Don't know. Teo would say so aloud, but that much would be redundant. Whoever these people are, changing the locks won't stop them if they want in. Might just piss them off further. Dio knows. "Get some water in you, amico," he suggests, quietly, despite that he's almost audibly biting down another barrage of inquiries. "I'm no doctor, but I've learned puking makes dehydration makes puking. No fun. No medication for another few hours, not even for your head, eh? Interactions could fuck you up further."
"Good plan," says Sonny, hoarsely. "I'm going to…I'm gonna sleep, okay? But do me a favor. Call me again in about…six hours. Just to make sure I'm still breathing. I think it's just…" sound of ruffling. "…well, the exhaustion made that shit go through me even faster, whatever they stuck me with."
To the contrary, it's the worst plan Teo ever heard of.
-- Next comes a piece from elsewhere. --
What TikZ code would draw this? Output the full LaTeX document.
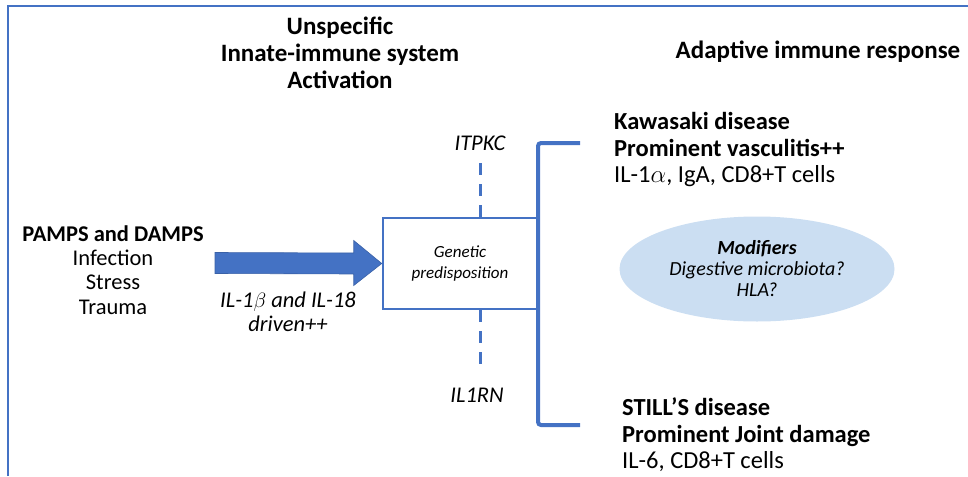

Picking up the pieces instead of gunning after the fuckers just as likely to pull the same again; doing something analogous to nothing. "Six hours," he repeats, by way of confirmation, hesitation and unequivocal assent mingled in his tone. "Hopefully, you can eat by then." One faltering pause, an empty promise: "You'll be all right, Doctor Bianco."
"That's supposed to be my line," says Sonny with a rough chuckle. "And don't call me that, okay, it's Sonny. If you've seen me drunk and counselled me while I'm drugged, I think we're on a first-name basis." A grunt. "Now. I'm going to see if I can get to some water." A beat, then a genuine, exhausted, "…thank you."
Teo's smile sounds neither half-hearted nor mirthful. "It isn't a line." There's a rasp of fabric as he lets go of the phone with his hand, presses it to his ear with a shoulder and, with equal sincerity if far less fatigue: "You're welcome. 3 PM, then. Ciao."